>>>

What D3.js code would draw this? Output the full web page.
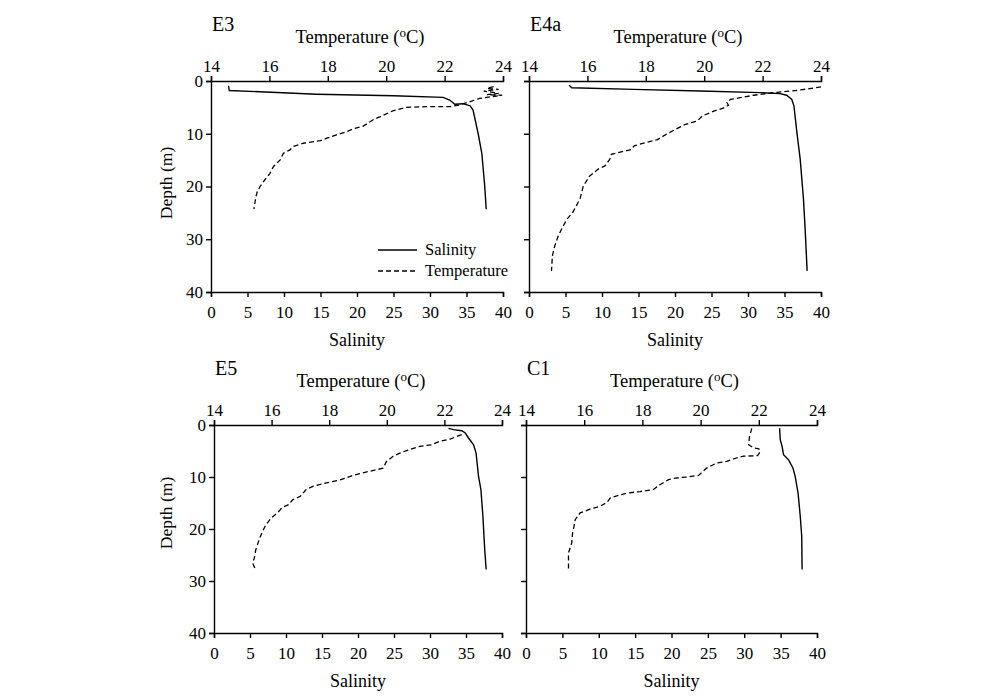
<!DOCTYPE html>
<html>
<head>
<meta charset="utf-8">
<script src="https://cdn.jsdelivr.net/npm/d3@7"></script>
<style>
  body { margin: 0; background: #fff; }
  svg { font-family: "Liberation Serif", "Times New Roman", serif; }
  .axis path, .axis line { stroke: #000; stroke-width: 1.4; }
  .axis text { font-size: 17px; fill: #000; font-family: "Liberation Serif", serif; }
  .sal { fill: none; stroke: #000; stroke-width: 1.4; }
  .temp { fill: none; stroke: #000; stroke-width: 1.3; stroke-dasharray: 5 3; }
</style>
</head>
<body>
<svg id="chart" width="999" height="700"></svg>
<script>
// profiles: [salinity, depth] and [temperature, depth]
const e3Sal = [[2.4, 0.9], [2.5, 1.8], [14.5, 2.5], [25, 2.8], [31.8, 3.1], [32.7, 3.6], [33.4, 4.4],
  [34.5, 4.3], [35.5, 4.7], [35.9, 5.5], [36.6, 10], [37.1, 13.7], [37.5, 20], [37.7, 24.3]];
const e3Temp = [[23.68, 1.07], [23.45, 1.4], [23.85, 1.58], [23.34, 1.9], [23.85, 2.33], [23.45, 2.6],
  [23.97, 2.7], [23.2, 3.3], [22.88, 3.9], [22.54, 4.5], [22.2, 4.86], [21.4, 4.86], [20.7, 5.0],
  [20.25, 5.6], [19.8, 6.75], [19.57, 7.3], [19.2, 8.6], [18.9, 9.0], [18.65, 9.6], [18.3, 10.2],
  [17.97, 10.85], [17.74, 11.3], [17.17, 11.8], [16.83, 12.4], [16.7, 13.06], [16.48, 13.7],
  [16.37, 14.95], [16.14, 16.2], [16.02, 17.5], [15.8, 19.05], [15.68, 20], [15.59, 20.9],
  [15.54, 21.9], [15.5, 23.2], [15.47, 24.3]];

const e4aSal = [[5.5, 0.8], [5.85, 1.27], [14.3, 1.58], [23.45, 1.9], [31.7, 2.2], [34.4, 2.4],
  [35.3, 2.7], [36.0, 3.5], [36.3, 4.75], [36.7, 9.8], [37.15, 14.8], [37.6, 22.4], [37.85, 28.7], [38.1, 36.0]];
const e4aTemp = [[24.0, 1.1], [23.3, 1.7], [22.4, 2.2], [21.7, 2.7], [21.23, 3.16], [20.9, 3.5],
  [20.78, 4.1], [20.83, 4.6], [20.67, 5.1], [20.33, 5.7], [19.93, 6.65], [19.76, 7.6], [19.36, 8.2],
  [19.0, 9.2], [18.7, 10.1], [18.4, 11.1], [17.97, 11.7], [17.6, 12.3], [17.5, 13.0], [17.27, 13.3],
  [16.82, 13.9], [16.77, 14.8], [16.6, 16.1], [16.37, 16.7], [16.08, 18.0], [15.86, 19.9],
  [15.75, 22.3], [15.5, 24.9], [15.3, 26.2], [15.17, 27.5], [15.0, 29.4], [14.88, 31.3],
  [14.8, 33.2], [14.77, 36.0]];

const e5Sal = [[32.56, 0.64], [33.26, 0.9], [34.4, 1.1], [34.9, 1.54], [35.35, 2.5], [36.05, 3.8],
  [36.4, 5.4], [36.74, 9.9], [37.07, 12.4], [37.35, 17.6], [37.6, 24.0], [37.8, 27.8]];
const e5Temp = [[22.6, 1.85], [22.2, 2.7], [21.85, 3.1], [21.56, 3.8], [21.15, 4.1], [20.8, 4.7],
  [20.45, 5.4], [20.22, 6.0], [19.99, 7.0], [19.87, 8.3], [19.64, 8.6], [19.17, 9.2], [18.83, 9.7],
  [18.36, 10.6], [17.9, 11.15], [17.43, 11.8], [17.2, 12.4], [17.0, 13.7], [16.73, 14.4],
  [16.6, 15.3], [16.38, 15.8], [16.2, 16.9], [15.98, 17.9], [15.8, 19.2], [15.69, 20.4],
  [15.57, 22.0], [15.45, 24.0], [15.4, 25.6], [15.34, 26.5], [15.43, 27.7]];

const c1Sal = [[34.86, 0.64], [34.95, 2.8], [35.2, 4.1], [35.4, 5.7], [36.1, 6.7], [36.7, 8.3],
  [37.0, 9.9], [37.4, 13.1], [37.7, 17.6], [37.9, 21.4], [37.95, 27.8]];
const c1Temp = [[21.76, 0.64], [21.68, 2.2], [21.65, 3.8], [21.82, 4.4], [22.0, 4.6], [22.05, 5.1],
  [21.96, 5.9], [21.48, 6.0], [21.25, 6.3], [20.9, 7.0], [20.56, 7.3], [20.2, 8.3], [19.93, 9.7],
  [19.53, 10.0], [19.13, 10.2], [18.9, 10.5], [18.6, 11.5], [18.38, 12.4], [17.92, 12.8],
  [17.46, 13.1], [16.9, 14.0], [16.78, 14.9], [16.55, 15.6], [16.2, 16.2], [15.86, 16.9],
  [15.69, 18.2], [15.65, 19.5], [15.6, 20.8], [15.57, 22.7], [15.46, 24.6], [15.46, 27.8]];

const salTicks = [0, 5, 10, 15, 20, 25, 30, 35, 40];
const tempTicks = [14, 16, 18, 20, 22, 24];
const depthTicks = [0, 10, 20, 30, 40];
const legendLabels = ['Salinity', 'Temperature'];

const panels = [
  { name: 'E3', sal: e3Sal, temp: e3Temp, x0: 211, x1: 503, y0: 81, y1: 292, depthY: 183, legend: true },
  { name: 'E4a', sal: e4aSal, temp: e4aTemp, x0: 529, x1: 821, y0: 81, y1: 292 },
  { name: 'E5', sal: e5Sal, temp: e5Temp, x0: 214, x1: 502, y0: 425, y1: 633, depthY: 513 },
  { name: 'C1', sal: c1Sal, temp: c1Temp, x0: 526, x1: 817, y0: 425, y1: 633 }
];

const svg = d3.select('#chart');

panels.forEach((p) => {
  const g = svg.append('g');
  const xs = d3.scaleLinear().domain([0, 40]).range([p.x0, p.x1]);
  const xt = d3.scaleLinear().domain([14, 24]).range([p.x0, p.x1]);
  const y = d3.scaleLinear().domain([0, 40]).range([p.y0, p.y1]);

  g.append('g').attr('class', 'axis').attr('transform', `translate(0,${p.y1})`)
    .call(d3.axisBottom(xs).tickValues(salTicks).tickSizeOuter(0).tickSize(5).tickPadding(9));
  g.append('g').attr('class', 'axis').attr('transform', `translate(0,${p.y0})`)
    .call(d3.axisTop(xt).tickValues(tempTicks).tickSizeOuter(0).tickSize(5).tickPadding(4));
  const ya = g.append('g').attr('class', 'axis').attr('transform', `translate(${p.x0},0)`)
    .call(d3.axisLeft(y).tickValues(depthTicks).tickSizeOuter(0).tickSize(5).tickPadding(3));
  if (!p.depthY) ya.selectAll('text').remove();
  g.selectAll('.axis').attr('font-family', null).attr('font-size', null);

  const line = d3.line().x((d) => xs(d[0])).y((d) => y(d[1]));
  const tline = d3.line().x((d) => xt(d[0])).y((d) => y(d[1]));
  g.append('path').datum(p.sal).attr('class', 'sal').attr('d', line);
  g.append('path').datum(p.temp).attr('class', 'temp').attr('d', tline);

  // labels
  g.append('text').attr('x', p.x0 + 1).attr('y', p.y0 - 50).attr('font-size', 20).text(p.name);
  const tt = g.append('text').attr('x', (p.x0 + p.x1) / 2 + 3).attr('y', p.y0 - 38)
    .attr('text-anchor', 'middle').attr('font-size', 18.5);
  tt.append('tspan').text('Temperature (');
  tt.append('tspan').attr('font-size', 13).attr('dy', -6).text('o');
  tt.append('tspan').attr('dy', 6).text('C)');
  g.append('text').attr('x', (p.x0 + p.x1) / 2).attr('y', p.y1 + 54)
    .attr('text-anchor', 'middle').attr('font-size', 18).text('Salinity');
  if (p.depthY) {
    g.append('text').attr('transform', `translate(172,${p.depthY}) rotate(-90)`)
      .attr('text-anchor', 'middle').attr('font-size', 17.5).text('Depth (m)');
  }

  if (p.legend) {
    const lg = g.append('g').attr('transform', `translate(${p.x0 + 167},${p.y1 - 42})`);
    legendLabels.forEach((lab, i) => {
      lg.append('line').attr('x1', 0).attr('x2', 39).attr('y1', i * 21).attr('y2', i * 21)
        .attr('class', i === 0 ? 'sal' : 'temp');
      lg.append('text').attr('x', 47).attr('y', i * 21 + 5).attr('font-size', 16.5).text(lab);
    });
  }
});
</script>
</body>
</html>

<<<

■ **WHAT YOU SHOULD DO**
Set the lines above down again, word for word, from the first through the one containing "[15.54, 21.9], [15.5, 23.2], [15.47, 24.3]];"; pictures excluded.

■ **FINAL RESULT**
What D3.js code would draw this? Output the full web page.
<!DOCTYPE html>
<html>
<head>
<meta charset="utf-8">
<script src="https://cdn.jsdelivr.net/npm/d3@7"></script>
<style>
  body { margin: 0; background: #fff; }
  svg { font-family: "Liberation Serif", "Times New Roman", serif; }
  .axis path, .axis line { stroke: #000; stroke-width: 1.4; }
  .axis text { font-size: 17px; fill: #000; font-family: "Liberation Serif", serif; }
  .sal { fill: none; stroke: #000; stroke-width: 1.4; }
  .temp { fill: none; stroke: #000; stroke-width: 1.3; stroke-dasharray: 5 3; }
</style>
</head>
<body>
<svg id="chart" width="999" height="700"></svg>
<script>
// profiles: [salinity, depth] and [temperature, depth]
const e3Sal = [[2.4, 0.9], [2.5, 1.8], [14.5, 2.5], [25, 2.8], [31.8, 3.1], [32.7, 3.6], [33.4, 4.4],
  [34.5, 4.3], [35.5, 4.7], [35.9, 5.5], [36.6, 10], [37.1, 13.7], [37.5, 20], [37.7, 24.3]];
const e3Temp = [[23.68, 1.07], [23.45, 1.4], [23.85, 1.58], [23.34, 1.9], [23.85, 2.33], [23.45, 2.6],
  [23.97, 2.7], [23.2, 3.3], [22.88, 3.9], [22.54, 4.5], [22.2, 4.86], [21.4, 4.86], [20.7, 5.0],
  [20.25, 5.6], [19.8, 6.75], [19.57, 7.3], [19.2, 8.6], [18.9, 9.0], [18.65, 9.6], [18.3, 10.2],
  [17.97, 10.85], [17.74, 11.3], [17.17, 11.8], [16.83, 12.4], [16.7, 13.06], [16.48, 13.7],
  [16.37, 14.95], [16.14, 16.2], [16.02, 17.5], [15.8, 19.05], [15.68, 20], [15.59, 20.9],
  [15.54, 21.9], [15.5, 23.2], [15.47, 24.3]];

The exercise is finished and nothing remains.